SAN JOSE, Calif. — San Jose’s firefighters appear set to receive a raise that could cost the city tens of millions of dollars in the coming years.

On Tuesday, the City Council will vote on a tentative agreement with the firefighters union, the International Association of Fire Fighters, Local 230, that would increase base pay each year for the next five years by at least 3 percent.

The union represents a range of nearly 700 firefighting employees, from firefighting recruits, who earn about $72,000, to battalion chiefs, who make roughly $134,000 to about $163,000.

“San Jose’s firefighters are now among the absolute lowest paid in the entire Bay Area,” said Sean Kaldor, the president of the union.

The agreement would also roll pay for several things, such as anti-terrorism training, into base pay.

In total, the wage hike and other changes would cost the city a little less than $40 million between now and 2023.

“This is a fair deal that provides a well-deserved raise for our hard-working firefighters who, over the past decade, saw their base pay rise by only 3% while the cost-of-living increased by more than 25%,” Mayor Sam Liccardo said in a statement. “In addition, this contract will enable a number of operational improvements within the Fire Department that will help us save lives and respond to emergencies more effectively and efficiently.”

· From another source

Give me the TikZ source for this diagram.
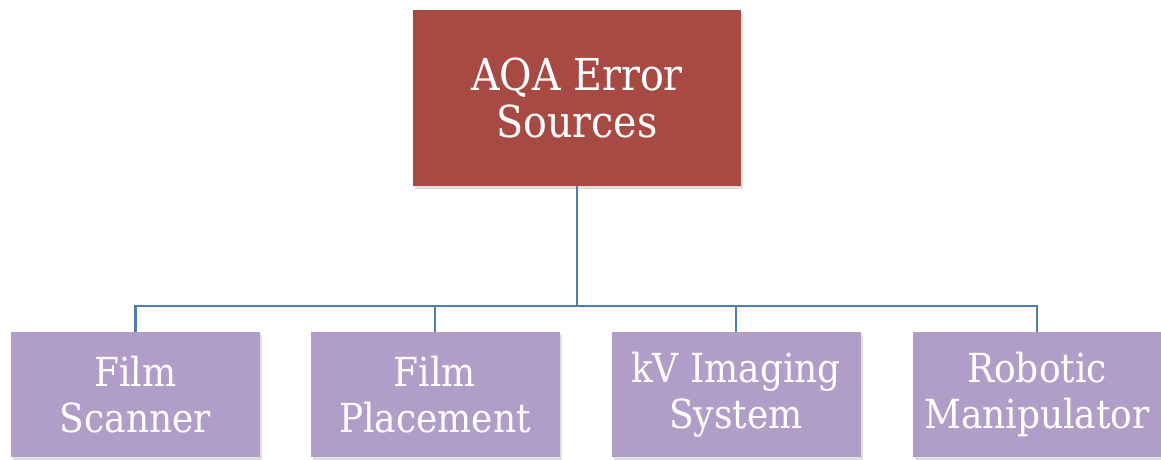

In a memo, Jennifer Schembri, the city’s director of employee relations, and Margaret McCahan, the budget director, wrote that the agreement’s five-year life would provide valuable stability to the city’s workforce and that the terms would help the city improve its fire services.

The agreement would also prompt several other changes, including the creation of a program to rehire retiring firefighters to help with recruitment, public education and other tasks. It would also allow the city to convert 14 sworn positions to civilian jobs, a move that would reduce the city’s costs, and eliminate premium pay for employees on disability leave for two consecutive pay periods.

In a phone interview, Schembri said the agreement would help with recruitment and retention because firefighters will have “some certainty for five years.”

But Councilman Johnny Khamis, one of the city’s more conservative policymakers, is concerned that the increase isn’t a smart move for the city.

“We have to be fiscally responsible with the money that we have,” Khamis said.

When the city developed its 2018-19 budget, a salary increase was factored in. But the wage increase and several other pay shifts in the proposed agreement would leave a gap of about $1.3 million the first year and increase the city’s expected shortfall by several million dollars each year until 2022. In 2022-23, the city had forecasted a nearly $11 million surplus, which would be reduced to about $9 million if the new agreement is enacted.

“My only objection is I don’t want to see us go back to deficit spending where we’re looking for cuts from other departments,” Khamis said.

“We think we can solve for that,” McCahan said during a phone interview, noting that the city’s general fund budget is around $1.4 billion.

San Jose residents are also set to weigh in on two bond measures, including a $650 million bond measure partially aimed at public safety, on the November ballot, which could potentially fill part of the gap.

Kaldor said his union members, who recently ratified the tentative agreement, would be accepting “significant concessions” that would reduce city costs, such as allowing civilians to do some work that is currently done by sworn firefighters and reducing wages while they are being treated for work-related injuries.

“In exchange for these concessions, San Jose’s fire fighters will receive modest wage increases,” Kaldor said, “which will not change the fact that, for the next five years, San Jose’s fire fighters will continue to be among the absolute lowest paid in the Bay Area.”